Columbia River Flood Basalts: A Few Pictures

I've been on two trips to the Columbia River Flood Basalts recently, including a really awesome one looking at structure/stratigraphy of the basalts, and the recent landslide there.
These are a few pictures from the other trip - I haven't been able to upload the others.
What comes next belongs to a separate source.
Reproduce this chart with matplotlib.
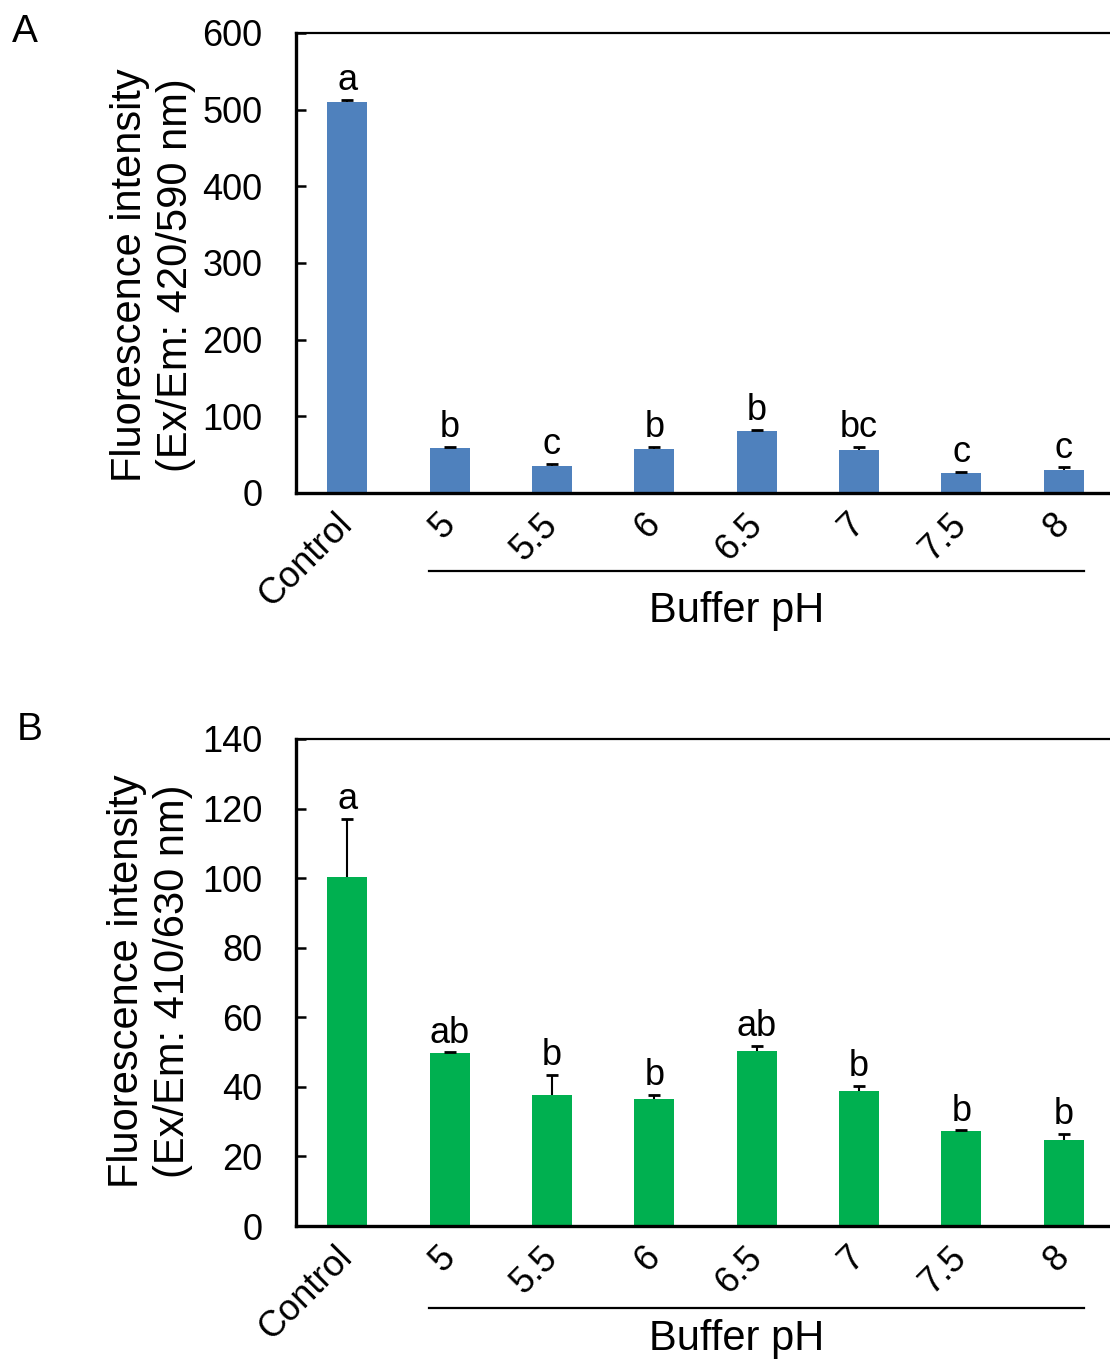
import matplotlib
matplotlib.use("Agg")
import matplotlib.pyplot as plt
import matplotlib.transforms as mtransforms
from matplotlib.lines import Line2D

plt.rcParams['font.family'] = ['Liberation Sans', 'DejaVu Sans']

categories = ["Control", "5", "5.5", "6", "6.5", "7", "7.5", "8"]

values_a = [510, 59, 35, 58, 81, 56, 25.5, 29.5]
errors_a = [3, 1.5, 3, 2, 1.3, 4, 2.5, 4]
letters_a = ["a", "b", "c", "b", "b", "bc", "c", "c"]
yticks_a = [0, 100, 200, 300, 400, 500, 600]

values_b = [100.4, 49.6, 37.6, 36.6, 50.4, 38.8, 27.2, 24.6]
errors_b = [16.6, 0.3, 5.8, 1.0, 1.3, 1.4, 0.3, 1.8]
letters_b = ["a", "ab", "b", "b", "ab", "b", "b", "b"]
yticks_b = [0, 20, 40, 60, 80, 100, 120, 140]

W, H = 1110, 1359
fig = plt.figure(figsize=(W / 100, H / 100), dpi=100)


def px_axes(left, top, right, bottom):
    return fig.add_axes([left / W, 1 - bottom / H, (right - left) / W, (bottom - top) / H])


def draw_panel(ax, vals, errs, letters, yticks, color, ylabel, ylabel_xy, label, label_xy,
               line_y, buffer_y):
    x = list(range(len(categories)))
    ax.bar(x, vals, width=0.39, color=color, edgecolor='none', zorder=2)
    eb = ax.errorbar(x, vals, yerr=[[0] * len(errs), errs], fmt='none', ecolor='black',
                     elinewidth=1.5, capsize=4.3, capthick=2, zorder=3)
    caplines = eb[1]
    if len(caplines) == 2:
        caplines[0].set_visible(False)
    for xi, v, e, t in zip(x, vals, errs, letters):
        ax.annotate(t, xy=(xi, v + e), xytext=(0, 7), textcoords='offset points',
                    ha='center', va='baseline', fontsize=26)
    ax.set_xlim(-0.5, len(categories) - 0.5)
    ax.set_ylim(yticks[0], yticks[-1])
    ax.set_yticks(yticks)
    ax.set_yticklabels([str(t) for t in yticks], fontsize=26)
    ax.tick_params(axis='y', direction='in', length=7, width=1.8, pad=24)
    ax.tick_params(axis='x', length=0, pad=19)
    ax.set_xticks(x)
    ax.set_xticklabels(categories, fontsize=26, rotation=45, ha='right', va='center',
                       rotation_mode='anchor')
    for s in ['left', 'bottom']:
        ax.spines[s].set_linewidth(2.4)
    for s in ['top', 'right']:
        ax.spines[s].set_linewidth(1.6)
    # group line under pH labels
    trans = mtransforms.blended_transform_factory(ax.transData, fig.transFigure)
    fig.add_artist(Line2D([1 - 0.2, 7 + 0.2], [1 - line_y / H] * 2, transform=trans,
                          color='black', lw=1.6))
    ax.text(3.8, 1 - buffer_y / H, "Buffer pH", transform=trans, ha='center',
            va='baseline', fontsize=30)
    fig.text(ylabel_xy[0] / W, 1 - ylabel_xy[1] / H, ylabel, rotation=90, ha='center',
             va='center', multialignment='center', fontsize=30, linespacing=1.2)
    fig.text(label_xy[0] / W, 1 - label_xy[1] / H, label, ha='left', va='baseline',
             fontsize=28)


ax_a = px_axes(296, 33, 1115, 493)
draw_panel(ax_a, values_a, errors_a, letters_a, yticks_a, '#4F81BD',
           "Fluorescence intensity\n(Ex/Em: 420/590 nm)", (153, 275), "A", (12, 42),
           571, 622)

ax_b = px_axes(296, 739, 1115, 1226)
draw_panel(ax_b, values_b, errors_b, letters_b, yticks_b, '#00B050',
           "Fluorescence intensity\n(Ex/Em: 410/630 nm)", (150, 981), "B", (17, 740),
           1308, 1350)

fig.savefig("out.png", dpi=100)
Pillow basalts that formed when the flows encountered ground water. The surrounding material is palagonite, formed when the basalt fractured into dust as it entered the water.
The Grand Coulee Dam, which supplies a lot of power for Washington, in addition to having a dramatically negative effect on salmon spawning habits. Also home to the funniest laser show ever.
An oddly Grecian structure at the dam overlook.
Porphoritic rhyolite found in a river bed, washed down from Missoula Flood deposits.
A lava flow, complete with columnar-jointed bottom layer and hackly-jointed top layer. The top layer cools most quickly, which leads to the imperfect jointing. The bottom layer is insulated, and thus cools slowly, allowing columns to form.
Dry Falls, the largest waterfall ever. During the Missoula Floods, this was about ten times larger than Niagra Falls.


My week consists of: spanish, physics, calculus, and chemistry finals, moving my entire apartment into a storage unit in one day, annnnd moving to Craters of the Moon, via the John Day Fossil Beds.
It's a tough life, but somebody's got to do it, right?